The organization gathered donations at a handful of synagogues during the weeks leading up to the event, and distributed them from Temple Menorah, 9363 N. 76th St.
Judy Baruch, executive director of Tikkun Ha-Ir, said that the group hosts the drive at the request of several shelters, which are overwhelmed with donations in December and January, but by the time summer comes find that their inventory is depleted.
“One of the things we feel very strongly about is that the Jewish community cares about the people who are struggling, and we are doing what we can to assist them and make life better,” Baruch said.
Baruch added that the shelters and agencies are happy to get the donations. Sometimes donors are equally excited to give things away.
“A couple years ago somebody came up with bags of children’s clothes and said, ‘My children are too old. I’m not going to have more. Please take them.’ And she was thrilled that we could take them.”
Baruch said that the name of the event is based on the Book of Ruth, which is read during the Jewish holiday of Shavuot.
“Ruth is gleaning in the fields and there is a law in the Torah that says that the owners of farms could not pick everything they planted,” Baruch said. “They need to leave the corners of the field unharvested, and then the poor go in and that’s how they get their food. It’s called gleaning, so we call this the Glean Machine.”
The Grand Avenue Club (GAC), 210 Michigan St., is one of the organizations that benefitted from the drive. The nonprofit helps individuals with mental illness to recover and reintegrate into society.
Pam Weisser, program director at the Grand Avenue Club, and Shelby Manuel, a volunteer there, planned on putting the donations to immediate use.
Manuel said that the group has a store in its clubhouse where it sells most of the donated items to members for less than a dollar. He added that members need the items and appreciate them.

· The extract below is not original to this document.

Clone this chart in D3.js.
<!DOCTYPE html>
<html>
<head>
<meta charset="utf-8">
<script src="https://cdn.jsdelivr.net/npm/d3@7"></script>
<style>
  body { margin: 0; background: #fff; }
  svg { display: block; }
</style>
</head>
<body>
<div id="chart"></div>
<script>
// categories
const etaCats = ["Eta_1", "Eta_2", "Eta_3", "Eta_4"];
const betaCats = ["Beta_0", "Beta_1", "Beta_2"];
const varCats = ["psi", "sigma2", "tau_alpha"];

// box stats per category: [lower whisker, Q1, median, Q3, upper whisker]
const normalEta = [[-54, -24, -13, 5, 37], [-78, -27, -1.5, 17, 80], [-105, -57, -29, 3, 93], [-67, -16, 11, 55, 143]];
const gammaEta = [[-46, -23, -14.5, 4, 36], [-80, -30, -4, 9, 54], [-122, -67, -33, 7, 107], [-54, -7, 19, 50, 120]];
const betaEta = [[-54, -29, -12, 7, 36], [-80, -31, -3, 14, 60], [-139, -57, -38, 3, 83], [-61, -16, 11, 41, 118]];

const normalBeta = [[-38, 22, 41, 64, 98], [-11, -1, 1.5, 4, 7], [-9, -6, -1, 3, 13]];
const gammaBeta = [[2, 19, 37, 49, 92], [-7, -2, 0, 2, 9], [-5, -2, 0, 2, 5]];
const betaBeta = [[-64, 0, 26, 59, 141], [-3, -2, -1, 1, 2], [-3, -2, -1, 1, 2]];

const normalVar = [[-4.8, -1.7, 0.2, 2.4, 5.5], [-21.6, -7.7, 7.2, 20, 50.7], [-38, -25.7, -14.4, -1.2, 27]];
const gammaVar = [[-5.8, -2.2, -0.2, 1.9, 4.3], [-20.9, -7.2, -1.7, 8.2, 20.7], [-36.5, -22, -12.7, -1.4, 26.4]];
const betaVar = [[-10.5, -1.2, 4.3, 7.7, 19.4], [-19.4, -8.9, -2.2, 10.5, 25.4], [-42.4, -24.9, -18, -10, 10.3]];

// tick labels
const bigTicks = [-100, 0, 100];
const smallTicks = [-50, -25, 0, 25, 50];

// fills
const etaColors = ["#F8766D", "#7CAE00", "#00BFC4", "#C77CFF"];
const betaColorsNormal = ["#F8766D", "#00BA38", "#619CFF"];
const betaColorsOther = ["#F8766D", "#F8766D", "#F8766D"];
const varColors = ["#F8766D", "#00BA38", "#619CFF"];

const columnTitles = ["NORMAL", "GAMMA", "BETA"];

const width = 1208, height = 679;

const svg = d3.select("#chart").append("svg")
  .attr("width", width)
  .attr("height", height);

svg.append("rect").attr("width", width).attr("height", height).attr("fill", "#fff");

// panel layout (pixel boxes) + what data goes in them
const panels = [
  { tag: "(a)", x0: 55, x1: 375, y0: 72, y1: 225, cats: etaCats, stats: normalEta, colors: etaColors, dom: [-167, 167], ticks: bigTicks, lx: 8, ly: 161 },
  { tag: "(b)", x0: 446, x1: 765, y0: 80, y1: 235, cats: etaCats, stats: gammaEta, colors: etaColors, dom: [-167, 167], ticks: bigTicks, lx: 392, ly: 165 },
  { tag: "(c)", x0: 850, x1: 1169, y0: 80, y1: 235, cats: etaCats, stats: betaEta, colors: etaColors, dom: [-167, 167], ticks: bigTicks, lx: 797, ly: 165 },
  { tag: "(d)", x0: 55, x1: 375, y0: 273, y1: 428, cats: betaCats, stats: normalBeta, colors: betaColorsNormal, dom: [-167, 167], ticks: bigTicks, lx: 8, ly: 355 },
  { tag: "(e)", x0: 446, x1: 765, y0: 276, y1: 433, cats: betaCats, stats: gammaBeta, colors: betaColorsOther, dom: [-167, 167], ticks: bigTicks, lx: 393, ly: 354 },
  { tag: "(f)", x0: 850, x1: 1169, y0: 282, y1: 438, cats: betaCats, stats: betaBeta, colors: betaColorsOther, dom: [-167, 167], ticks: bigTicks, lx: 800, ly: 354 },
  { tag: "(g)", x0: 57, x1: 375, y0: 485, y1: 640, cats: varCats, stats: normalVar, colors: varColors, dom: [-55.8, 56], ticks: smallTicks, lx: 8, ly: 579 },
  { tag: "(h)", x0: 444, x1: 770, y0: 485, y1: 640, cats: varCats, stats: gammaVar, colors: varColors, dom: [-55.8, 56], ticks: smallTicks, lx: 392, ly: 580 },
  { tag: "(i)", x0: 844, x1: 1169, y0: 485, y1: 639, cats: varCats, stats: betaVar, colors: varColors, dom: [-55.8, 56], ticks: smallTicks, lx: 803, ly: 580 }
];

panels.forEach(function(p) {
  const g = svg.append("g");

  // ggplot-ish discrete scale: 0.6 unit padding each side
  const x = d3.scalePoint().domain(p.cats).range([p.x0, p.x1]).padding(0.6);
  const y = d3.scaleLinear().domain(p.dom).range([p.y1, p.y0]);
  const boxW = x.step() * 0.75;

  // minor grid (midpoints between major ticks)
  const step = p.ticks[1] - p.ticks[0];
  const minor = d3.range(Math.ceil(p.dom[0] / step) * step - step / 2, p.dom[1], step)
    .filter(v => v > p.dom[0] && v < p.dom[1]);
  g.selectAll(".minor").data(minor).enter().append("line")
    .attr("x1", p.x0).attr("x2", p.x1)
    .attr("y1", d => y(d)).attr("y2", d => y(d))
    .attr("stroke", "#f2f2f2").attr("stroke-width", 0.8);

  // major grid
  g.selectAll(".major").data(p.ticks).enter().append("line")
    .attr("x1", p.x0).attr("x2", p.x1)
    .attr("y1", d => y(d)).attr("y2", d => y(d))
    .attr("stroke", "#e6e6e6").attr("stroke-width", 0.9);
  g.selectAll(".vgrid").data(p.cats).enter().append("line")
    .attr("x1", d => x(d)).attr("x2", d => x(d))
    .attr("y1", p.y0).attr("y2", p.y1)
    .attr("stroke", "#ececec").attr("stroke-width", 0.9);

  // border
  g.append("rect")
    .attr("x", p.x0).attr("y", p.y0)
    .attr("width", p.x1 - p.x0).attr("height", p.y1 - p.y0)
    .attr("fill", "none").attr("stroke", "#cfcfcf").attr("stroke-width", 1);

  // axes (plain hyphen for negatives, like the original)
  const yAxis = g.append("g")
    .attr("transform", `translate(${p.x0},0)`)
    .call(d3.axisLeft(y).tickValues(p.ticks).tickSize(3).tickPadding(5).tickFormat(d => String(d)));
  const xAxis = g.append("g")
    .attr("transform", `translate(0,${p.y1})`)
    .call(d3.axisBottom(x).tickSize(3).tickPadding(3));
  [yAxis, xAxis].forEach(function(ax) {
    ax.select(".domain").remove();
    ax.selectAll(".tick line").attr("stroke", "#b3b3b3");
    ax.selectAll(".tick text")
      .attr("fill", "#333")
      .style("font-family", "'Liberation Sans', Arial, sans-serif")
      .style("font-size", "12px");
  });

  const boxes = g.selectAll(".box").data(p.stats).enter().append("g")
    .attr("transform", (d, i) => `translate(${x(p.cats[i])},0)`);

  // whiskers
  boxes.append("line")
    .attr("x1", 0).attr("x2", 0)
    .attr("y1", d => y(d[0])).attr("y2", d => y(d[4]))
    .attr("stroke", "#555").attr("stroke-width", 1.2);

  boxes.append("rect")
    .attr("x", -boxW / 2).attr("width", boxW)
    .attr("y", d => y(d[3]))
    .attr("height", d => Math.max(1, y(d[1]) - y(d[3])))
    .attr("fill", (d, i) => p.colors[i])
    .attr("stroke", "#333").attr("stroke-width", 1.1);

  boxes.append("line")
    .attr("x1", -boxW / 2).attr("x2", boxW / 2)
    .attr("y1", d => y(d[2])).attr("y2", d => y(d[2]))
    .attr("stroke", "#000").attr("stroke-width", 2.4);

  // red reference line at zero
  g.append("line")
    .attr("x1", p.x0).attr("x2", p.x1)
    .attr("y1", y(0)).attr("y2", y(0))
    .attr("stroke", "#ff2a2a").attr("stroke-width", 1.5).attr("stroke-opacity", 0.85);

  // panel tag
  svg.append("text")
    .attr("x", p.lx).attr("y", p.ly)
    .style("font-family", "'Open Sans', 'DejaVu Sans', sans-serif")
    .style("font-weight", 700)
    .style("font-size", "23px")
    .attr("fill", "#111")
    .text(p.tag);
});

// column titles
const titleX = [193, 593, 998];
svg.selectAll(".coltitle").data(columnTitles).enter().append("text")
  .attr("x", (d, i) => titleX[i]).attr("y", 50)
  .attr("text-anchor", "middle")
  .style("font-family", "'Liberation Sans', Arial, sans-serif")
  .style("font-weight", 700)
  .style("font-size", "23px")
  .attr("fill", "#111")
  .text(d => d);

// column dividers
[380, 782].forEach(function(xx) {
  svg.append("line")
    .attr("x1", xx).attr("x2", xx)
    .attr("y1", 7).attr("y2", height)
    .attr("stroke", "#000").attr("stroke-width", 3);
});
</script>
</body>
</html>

“We keep things really affordable because 80 percent of our members are living under the poverty level,” Weiser said. “They value what they purchase and they take a lot of pride in purchasing things at really good prices, just like anyone does.”
Casa Marie Catholic Worker Community, 1131 21st St., also received bags of donated items. Casa Marie offers temporary emergency housing to women with children for up to 30 days.
Cullom Cahill, 24, who volunteers at Casa Marie, said that donations benefit the house and the women who are temporarily living there.
“We have a little corner at the front of the house (where) we put all the donations, and so every week the women who are staying there can go through them and take anything that they need,” Cahill said.